Would you print the material exactly, starting at its first line and ending at the line holding "const name1997 = 'Labors employed (1997)';"?

Information shown:
※

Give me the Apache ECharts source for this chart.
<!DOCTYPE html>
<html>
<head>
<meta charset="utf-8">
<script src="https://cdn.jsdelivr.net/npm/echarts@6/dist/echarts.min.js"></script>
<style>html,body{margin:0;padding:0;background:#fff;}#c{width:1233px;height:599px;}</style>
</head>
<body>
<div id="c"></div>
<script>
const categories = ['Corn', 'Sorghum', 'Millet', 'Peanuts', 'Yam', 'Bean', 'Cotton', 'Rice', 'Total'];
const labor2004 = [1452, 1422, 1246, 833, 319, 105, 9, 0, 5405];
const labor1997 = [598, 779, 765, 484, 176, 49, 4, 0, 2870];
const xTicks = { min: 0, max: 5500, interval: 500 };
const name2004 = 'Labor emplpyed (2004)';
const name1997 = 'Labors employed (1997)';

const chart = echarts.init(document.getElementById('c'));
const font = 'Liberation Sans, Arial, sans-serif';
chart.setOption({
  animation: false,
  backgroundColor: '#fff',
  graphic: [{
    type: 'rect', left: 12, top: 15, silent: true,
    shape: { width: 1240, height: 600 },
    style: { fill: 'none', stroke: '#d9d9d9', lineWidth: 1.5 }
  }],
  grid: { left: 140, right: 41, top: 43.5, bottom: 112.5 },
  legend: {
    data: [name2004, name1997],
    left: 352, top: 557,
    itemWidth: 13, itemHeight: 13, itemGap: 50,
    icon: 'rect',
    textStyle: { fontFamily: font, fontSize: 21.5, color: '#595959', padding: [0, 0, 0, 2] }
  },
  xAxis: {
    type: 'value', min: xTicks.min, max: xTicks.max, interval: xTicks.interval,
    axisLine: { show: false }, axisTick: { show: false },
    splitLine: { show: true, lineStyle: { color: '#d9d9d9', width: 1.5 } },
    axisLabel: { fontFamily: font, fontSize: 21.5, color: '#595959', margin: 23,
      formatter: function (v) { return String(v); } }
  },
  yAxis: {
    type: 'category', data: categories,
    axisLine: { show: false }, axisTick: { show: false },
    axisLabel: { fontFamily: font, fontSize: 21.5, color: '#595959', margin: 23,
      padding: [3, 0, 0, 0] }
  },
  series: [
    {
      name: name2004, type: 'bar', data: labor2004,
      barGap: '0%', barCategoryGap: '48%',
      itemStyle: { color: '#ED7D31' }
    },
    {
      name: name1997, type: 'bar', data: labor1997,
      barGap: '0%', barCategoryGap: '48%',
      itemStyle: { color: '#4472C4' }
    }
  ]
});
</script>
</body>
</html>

※

Worked answer:
Give me the Apache ECharts source for this chart.
<!DOCTYPE html>
<html>
<head>
<meta charset="utf-8">
<script src="https://cdn.jsdelivr.net/npm/echarts@6/dist/echarts.min.js"></script>
<style>html,body{margin:0;padding:0;background:#fff;}#c{width:1233px;height:599px;}</style>
</head>
<body>
<div id="c"></div>
<script>
const categories = ['Corn', 'Sorghum', 'Millet', 'Peanuts', 'Yam', 'Bean', 'Cotton', 'Rice', 'Total'];
const labor2004 = [1452, 1422, 1246, 833, 319, 105, 9, 0, 5405];
const labor1997 = [598, 779, 765, 484, 176, 49, 4, 0, 2870];
const xTicks = { min: 0, max: 5500, interval: 500 };
const name2004 = 'Labor emplpyed (2004)';
const name1997 = 'Labors employed (1997)';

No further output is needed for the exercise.